AWS really wants you to try Amazon Quick, eyes enterprise adoption
Amazon Web Services added new tools to Amazon Quick and launched a mobile app at AWS Summit. The bet: If you try Quick you’ll find it useful.
To say AWS management is bullish about Amazon Quick would be a huge understatement. AWS is convinced that Amazon Quick will reinvent how it works as well as its customers. One executive described Quick as his soul mate. He may have been joking, but probably not.
Amazon Quick received a lot of play at AWS Summit and the goal for AWS is to remove what the company calls "the work bottleneck" and the time lost wading through files, folders and apps to get things done.
The company sees Amazon Quick as its unified, context-aware productivity tool that can navigate structured and unstructured data.
Swami Sivasubramanian, VP of AWS Agentic AI, said during is AWS Summit keynote the interactions are driving context and becoming an asset. "More interactions mean more context, and more context means better outcomes, and better outcome means you build more trust, and when you trust it more, you end up handing them more things. This is a virtuous cycle, and that is compounding momentum. Once you have it, the gap between you and everyone grows every single day. This compounding momentum is now one of your most valuable assets," said Sivasubramanian.
Amazon Quick is set up to collect those interactions in a knowledge graph to connect systems. AWS is pushing Amazon Quick as a productivity tool and an abstraction layer for siloed enterprise applications.
Sivasubramanian said:
"For many of us the way we work simply is not working. Most of us don't care about the tools as much as the outcomes we see. You just want to close the deal or finish that report or respond to a person from a customer quickly and accurately. The question is what's connecting between you and the outcome that needs to happen in minutes instead of this. The problem is not any single tool per se, it is the space between them. The fragments you need to get to an outcome are usually spread between Slack and email, and in a dashboard that you have not opened in many days, and in a doc someone shared with you last week that you never found."

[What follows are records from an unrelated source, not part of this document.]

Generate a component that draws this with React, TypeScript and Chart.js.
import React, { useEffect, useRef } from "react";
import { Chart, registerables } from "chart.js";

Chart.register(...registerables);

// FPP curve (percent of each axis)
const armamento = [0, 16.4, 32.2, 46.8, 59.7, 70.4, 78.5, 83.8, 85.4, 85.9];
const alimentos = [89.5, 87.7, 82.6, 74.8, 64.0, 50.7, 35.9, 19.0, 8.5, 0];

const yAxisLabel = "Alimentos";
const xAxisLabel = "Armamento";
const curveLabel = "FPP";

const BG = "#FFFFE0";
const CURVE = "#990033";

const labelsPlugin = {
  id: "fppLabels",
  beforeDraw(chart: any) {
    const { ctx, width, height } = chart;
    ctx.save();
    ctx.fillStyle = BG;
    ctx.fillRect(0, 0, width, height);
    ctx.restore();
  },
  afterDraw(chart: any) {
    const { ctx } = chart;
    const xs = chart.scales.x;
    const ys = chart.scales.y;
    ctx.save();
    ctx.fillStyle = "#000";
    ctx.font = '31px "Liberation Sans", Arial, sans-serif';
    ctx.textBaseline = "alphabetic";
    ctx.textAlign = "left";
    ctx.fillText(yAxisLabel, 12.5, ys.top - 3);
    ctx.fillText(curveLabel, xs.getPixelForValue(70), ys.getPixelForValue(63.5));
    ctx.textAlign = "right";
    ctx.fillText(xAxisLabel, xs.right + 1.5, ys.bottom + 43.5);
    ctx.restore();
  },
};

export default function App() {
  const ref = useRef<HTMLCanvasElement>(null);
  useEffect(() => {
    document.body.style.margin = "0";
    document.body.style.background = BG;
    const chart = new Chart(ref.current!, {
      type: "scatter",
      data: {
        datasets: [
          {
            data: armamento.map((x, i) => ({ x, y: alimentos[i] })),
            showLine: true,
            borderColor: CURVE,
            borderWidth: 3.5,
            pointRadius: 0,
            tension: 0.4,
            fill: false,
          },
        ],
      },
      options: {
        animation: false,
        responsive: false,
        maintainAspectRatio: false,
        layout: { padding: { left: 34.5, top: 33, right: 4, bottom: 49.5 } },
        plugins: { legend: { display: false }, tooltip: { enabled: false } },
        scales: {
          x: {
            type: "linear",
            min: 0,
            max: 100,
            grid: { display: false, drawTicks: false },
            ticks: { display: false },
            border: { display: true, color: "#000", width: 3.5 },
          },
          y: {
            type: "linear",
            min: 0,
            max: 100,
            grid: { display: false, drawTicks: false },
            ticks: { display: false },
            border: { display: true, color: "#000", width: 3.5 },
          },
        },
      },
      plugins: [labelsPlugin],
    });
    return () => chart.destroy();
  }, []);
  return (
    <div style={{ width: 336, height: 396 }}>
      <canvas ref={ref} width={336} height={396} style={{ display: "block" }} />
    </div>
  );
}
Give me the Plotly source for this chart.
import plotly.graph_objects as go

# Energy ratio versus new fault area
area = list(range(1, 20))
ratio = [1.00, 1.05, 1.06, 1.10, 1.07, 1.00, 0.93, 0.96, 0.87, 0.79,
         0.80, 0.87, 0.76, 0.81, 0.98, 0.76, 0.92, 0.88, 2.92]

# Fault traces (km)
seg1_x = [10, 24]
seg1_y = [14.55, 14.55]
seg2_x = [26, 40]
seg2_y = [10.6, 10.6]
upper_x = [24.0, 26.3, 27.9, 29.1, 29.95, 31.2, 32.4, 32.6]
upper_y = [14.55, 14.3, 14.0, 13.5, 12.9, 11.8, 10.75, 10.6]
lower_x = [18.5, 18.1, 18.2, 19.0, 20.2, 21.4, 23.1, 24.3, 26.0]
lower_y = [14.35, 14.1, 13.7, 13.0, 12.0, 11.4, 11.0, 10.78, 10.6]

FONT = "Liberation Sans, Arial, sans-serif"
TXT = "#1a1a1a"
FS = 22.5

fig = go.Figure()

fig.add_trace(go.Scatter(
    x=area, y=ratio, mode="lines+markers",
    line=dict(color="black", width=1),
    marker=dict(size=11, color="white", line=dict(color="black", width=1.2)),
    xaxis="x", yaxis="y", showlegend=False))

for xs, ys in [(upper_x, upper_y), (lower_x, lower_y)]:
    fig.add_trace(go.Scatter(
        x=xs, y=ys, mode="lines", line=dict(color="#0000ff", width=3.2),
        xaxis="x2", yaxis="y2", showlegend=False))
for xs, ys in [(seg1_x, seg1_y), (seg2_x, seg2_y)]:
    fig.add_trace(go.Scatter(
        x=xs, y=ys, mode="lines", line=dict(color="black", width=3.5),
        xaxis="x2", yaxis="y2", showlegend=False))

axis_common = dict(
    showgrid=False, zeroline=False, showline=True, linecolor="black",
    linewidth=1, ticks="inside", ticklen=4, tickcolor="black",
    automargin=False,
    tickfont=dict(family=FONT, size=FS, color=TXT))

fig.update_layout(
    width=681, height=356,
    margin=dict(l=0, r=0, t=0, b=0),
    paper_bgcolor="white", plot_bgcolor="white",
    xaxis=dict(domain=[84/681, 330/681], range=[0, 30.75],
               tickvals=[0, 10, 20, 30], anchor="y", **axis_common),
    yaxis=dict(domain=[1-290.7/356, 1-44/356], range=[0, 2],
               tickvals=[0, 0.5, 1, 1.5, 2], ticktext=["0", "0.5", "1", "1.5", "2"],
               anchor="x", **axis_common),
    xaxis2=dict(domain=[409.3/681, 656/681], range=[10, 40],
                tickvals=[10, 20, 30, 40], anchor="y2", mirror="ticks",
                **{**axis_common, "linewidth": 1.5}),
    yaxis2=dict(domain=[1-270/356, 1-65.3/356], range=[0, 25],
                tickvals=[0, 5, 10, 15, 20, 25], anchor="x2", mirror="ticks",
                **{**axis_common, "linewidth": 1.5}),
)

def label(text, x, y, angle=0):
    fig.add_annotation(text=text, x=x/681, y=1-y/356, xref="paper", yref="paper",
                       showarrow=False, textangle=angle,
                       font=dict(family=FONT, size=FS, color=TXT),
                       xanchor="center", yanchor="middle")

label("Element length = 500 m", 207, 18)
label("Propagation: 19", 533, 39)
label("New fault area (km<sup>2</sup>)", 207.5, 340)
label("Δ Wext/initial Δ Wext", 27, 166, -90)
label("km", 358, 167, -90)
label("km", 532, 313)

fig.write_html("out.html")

Amazon’s Quick Knowledge Graph complements a bevy of application connectors and model context protocol connections.
I've been using Amazon Quick since it launched and find it useful to run workflows daily and weekly. It recognizes patterns, remembers sessions, and the application is handy. The jury is still out on whether I'd pay for Amazon Quick in addition to Google, OpenAI and Anthropic services or whether it'll replace one of them. If my company gave me Amazon Quick I'd use it.
AWS noted customers using Amazon Quick include GoDaddy, the NFL, the NBA and others. Amazon Quick is generally available now, and rest assured AWS will have a steady drumbeat of features leading into AWS re:Invent 2026.

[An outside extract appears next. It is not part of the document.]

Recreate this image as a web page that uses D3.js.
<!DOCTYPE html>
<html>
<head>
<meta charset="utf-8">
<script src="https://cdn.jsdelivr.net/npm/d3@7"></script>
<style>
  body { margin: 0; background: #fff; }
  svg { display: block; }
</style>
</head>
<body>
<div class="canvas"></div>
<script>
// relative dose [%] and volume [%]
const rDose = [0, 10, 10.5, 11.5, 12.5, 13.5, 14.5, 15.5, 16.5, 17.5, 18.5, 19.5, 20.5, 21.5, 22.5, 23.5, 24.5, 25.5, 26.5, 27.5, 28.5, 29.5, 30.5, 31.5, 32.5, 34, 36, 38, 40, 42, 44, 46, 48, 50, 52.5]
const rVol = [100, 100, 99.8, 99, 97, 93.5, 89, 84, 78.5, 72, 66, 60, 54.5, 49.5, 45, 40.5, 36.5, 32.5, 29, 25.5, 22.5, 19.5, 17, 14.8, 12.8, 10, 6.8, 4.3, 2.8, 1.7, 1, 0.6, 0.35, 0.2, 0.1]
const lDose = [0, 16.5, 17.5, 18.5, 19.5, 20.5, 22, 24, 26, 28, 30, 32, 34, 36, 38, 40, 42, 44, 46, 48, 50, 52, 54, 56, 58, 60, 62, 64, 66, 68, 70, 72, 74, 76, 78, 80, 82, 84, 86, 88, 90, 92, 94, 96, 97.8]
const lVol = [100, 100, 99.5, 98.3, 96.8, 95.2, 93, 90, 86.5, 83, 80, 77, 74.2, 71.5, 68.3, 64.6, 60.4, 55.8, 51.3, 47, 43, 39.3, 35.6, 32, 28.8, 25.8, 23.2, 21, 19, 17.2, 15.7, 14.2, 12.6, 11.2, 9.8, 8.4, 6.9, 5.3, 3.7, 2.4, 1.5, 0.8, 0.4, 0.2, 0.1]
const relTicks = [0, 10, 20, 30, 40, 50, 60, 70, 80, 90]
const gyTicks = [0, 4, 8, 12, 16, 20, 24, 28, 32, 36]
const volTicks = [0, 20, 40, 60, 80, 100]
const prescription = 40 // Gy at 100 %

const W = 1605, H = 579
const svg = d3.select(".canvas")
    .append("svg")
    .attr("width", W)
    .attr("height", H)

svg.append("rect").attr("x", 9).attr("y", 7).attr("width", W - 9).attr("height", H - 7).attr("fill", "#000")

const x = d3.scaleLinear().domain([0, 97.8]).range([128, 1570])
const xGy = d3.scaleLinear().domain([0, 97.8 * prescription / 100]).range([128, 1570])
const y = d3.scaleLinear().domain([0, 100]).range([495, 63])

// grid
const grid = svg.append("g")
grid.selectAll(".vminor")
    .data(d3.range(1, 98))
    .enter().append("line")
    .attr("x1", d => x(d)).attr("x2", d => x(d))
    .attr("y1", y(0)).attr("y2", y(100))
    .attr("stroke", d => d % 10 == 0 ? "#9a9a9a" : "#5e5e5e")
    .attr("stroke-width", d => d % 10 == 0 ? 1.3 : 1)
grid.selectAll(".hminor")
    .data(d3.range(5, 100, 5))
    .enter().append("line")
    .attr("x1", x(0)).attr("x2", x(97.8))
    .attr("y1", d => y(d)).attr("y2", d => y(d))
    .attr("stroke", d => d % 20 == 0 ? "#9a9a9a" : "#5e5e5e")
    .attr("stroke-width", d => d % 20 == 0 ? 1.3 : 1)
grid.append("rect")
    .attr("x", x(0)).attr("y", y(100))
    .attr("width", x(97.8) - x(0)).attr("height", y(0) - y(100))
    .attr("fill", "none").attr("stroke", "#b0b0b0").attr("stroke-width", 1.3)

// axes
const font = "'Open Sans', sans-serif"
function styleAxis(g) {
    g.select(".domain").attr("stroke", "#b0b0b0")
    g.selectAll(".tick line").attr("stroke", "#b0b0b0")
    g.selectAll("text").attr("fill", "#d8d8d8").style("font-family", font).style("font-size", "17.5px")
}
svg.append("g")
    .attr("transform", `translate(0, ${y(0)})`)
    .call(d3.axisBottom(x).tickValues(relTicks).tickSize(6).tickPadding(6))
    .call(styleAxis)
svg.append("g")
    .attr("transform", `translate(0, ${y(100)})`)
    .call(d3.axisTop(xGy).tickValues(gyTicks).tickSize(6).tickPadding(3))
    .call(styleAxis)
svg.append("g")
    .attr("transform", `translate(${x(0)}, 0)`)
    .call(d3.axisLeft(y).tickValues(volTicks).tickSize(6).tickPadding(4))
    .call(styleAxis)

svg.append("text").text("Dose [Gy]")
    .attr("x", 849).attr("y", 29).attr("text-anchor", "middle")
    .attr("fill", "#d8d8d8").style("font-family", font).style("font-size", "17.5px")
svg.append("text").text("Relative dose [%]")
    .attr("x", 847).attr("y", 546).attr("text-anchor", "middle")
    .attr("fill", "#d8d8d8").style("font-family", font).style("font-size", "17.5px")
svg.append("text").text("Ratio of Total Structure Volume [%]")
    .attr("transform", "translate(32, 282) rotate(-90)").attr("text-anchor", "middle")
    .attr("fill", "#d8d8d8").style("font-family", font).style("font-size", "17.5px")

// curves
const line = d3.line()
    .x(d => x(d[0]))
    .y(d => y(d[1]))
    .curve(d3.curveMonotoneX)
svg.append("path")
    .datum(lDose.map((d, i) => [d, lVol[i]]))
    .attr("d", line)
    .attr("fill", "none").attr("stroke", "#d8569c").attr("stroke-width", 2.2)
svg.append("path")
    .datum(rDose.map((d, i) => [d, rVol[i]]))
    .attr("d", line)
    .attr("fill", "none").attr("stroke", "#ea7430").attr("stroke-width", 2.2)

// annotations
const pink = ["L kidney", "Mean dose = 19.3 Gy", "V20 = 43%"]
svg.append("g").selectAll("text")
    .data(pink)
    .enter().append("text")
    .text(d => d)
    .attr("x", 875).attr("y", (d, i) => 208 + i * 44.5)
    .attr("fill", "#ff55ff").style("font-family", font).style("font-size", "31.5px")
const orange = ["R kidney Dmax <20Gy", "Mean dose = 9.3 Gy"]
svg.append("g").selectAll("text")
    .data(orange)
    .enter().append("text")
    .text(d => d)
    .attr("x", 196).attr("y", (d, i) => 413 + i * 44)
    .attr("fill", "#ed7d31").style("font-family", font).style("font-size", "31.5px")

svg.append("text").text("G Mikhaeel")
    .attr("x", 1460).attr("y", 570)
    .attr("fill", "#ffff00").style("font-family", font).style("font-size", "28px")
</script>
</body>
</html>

The company is getting autonomous agents added to Quick. Quick Autonomous Agents can do the following:
- Run continuously on long-running projects.

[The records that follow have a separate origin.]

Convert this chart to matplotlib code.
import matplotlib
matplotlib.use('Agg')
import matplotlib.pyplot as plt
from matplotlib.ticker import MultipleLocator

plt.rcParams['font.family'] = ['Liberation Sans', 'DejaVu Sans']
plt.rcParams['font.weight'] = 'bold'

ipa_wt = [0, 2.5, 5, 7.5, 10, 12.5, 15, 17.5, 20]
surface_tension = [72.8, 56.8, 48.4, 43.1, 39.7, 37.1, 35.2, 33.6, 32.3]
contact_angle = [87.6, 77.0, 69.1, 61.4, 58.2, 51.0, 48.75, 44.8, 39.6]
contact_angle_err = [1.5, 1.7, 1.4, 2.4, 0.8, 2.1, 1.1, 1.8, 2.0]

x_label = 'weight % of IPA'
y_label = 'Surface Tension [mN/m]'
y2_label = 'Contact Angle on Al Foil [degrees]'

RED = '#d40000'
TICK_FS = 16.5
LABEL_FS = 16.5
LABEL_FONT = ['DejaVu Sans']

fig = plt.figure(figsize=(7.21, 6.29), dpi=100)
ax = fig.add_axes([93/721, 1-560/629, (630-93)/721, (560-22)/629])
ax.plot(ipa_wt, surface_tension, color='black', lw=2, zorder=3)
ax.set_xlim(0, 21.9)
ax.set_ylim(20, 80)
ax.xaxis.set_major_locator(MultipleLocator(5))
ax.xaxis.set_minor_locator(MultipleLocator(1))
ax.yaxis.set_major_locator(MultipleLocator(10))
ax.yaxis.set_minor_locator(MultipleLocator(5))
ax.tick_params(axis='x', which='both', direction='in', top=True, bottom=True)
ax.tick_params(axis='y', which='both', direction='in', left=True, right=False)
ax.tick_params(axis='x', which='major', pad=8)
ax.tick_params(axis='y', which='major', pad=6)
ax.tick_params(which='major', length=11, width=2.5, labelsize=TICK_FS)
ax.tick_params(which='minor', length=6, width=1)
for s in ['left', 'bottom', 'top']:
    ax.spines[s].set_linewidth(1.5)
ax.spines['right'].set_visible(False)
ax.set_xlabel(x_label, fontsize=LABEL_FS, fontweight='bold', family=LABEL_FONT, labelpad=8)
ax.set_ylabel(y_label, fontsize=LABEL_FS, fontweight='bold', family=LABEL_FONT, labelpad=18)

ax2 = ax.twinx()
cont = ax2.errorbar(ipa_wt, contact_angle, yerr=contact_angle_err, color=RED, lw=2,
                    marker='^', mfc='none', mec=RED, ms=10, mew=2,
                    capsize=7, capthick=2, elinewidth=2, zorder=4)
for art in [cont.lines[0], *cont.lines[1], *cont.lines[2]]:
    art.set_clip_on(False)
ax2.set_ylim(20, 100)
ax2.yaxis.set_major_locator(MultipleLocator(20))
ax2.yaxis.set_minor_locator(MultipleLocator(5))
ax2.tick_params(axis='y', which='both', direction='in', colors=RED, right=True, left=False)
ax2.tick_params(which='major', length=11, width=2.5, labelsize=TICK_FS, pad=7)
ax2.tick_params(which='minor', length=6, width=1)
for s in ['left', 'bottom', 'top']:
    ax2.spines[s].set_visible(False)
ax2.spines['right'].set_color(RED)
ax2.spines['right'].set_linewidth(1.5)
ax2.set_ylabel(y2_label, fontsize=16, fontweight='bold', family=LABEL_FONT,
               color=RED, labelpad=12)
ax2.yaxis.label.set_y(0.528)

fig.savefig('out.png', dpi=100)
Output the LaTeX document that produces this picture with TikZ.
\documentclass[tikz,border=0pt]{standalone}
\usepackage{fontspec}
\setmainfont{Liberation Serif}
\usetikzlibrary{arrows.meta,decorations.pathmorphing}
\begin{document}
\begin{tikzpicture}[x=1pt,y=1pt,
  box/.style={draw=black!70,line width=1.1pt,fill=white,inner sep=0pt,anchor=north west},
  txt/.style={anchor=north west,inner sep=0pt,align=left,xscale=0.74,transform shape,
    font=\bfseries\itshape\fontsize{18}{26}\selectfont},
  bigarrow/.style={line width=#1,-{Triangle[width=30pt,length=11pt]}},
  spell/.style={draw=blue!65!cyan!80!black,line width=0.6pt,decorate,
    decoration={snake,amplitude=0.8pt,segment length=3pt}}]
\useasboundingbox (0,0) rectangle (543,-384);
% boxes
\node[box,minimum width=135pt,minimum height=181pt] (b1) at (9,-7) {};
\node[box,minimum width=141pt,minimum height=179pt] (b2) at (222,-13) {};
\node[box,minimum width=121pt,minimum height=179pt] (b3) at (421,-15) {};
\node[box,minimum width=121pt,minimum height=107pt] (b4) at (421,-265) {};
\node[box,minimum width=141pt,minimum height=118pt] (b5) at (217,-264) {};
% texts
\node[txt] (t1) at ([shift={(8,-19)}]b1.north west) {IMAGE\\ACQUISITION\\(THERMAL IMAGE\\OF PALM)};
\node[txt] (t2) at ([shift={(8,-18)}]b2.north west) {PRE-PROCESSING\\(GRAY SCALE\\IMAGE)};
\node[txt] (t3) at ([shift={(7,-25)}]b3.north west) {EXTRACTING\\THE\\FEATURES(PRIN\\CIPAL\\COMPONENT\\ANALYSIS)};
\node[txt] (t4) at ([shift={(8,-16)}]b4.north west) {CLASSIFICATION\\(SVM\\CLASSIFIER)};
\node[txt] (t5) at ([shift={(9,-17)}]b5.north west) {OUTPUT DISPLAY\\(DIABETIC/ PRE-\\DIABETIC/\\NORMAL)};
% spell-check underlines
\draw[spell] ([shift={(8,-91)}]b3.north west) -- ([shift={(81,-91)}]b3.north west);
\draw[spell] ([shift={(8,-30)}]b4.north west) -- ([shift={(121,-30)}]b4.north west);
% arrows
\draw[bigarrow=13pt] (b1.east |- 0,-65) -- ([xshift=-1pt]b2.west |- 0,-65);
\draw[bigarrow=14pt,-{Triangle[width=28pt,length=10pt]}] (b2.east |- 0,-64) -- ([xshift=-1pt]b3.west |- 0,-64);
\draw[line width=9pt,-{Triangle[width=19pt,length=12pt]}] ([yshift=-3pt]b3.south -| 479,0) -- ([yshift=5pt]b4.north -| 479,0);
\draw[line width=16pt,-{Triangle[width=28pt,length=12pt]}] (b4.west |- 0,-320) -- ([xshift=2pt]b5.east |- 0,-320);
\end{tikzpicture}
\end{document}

- Trigger or schedule desktop events.
- Integrate tools and skills.
- Complete goal-based outcomes autonomously.
AWS execs are using Quick internally for the following:
- Their own daily driver, context‑aware agent for work.
- A cross‑system orchestrator that consolidates tasks and even builds apps from chat.
- A mass‑adoption AI entry point (tens of thousands of users) for both technical and non‑technical workers.
- A strategic lever for using a company’s unique data and context to transform how the business operates.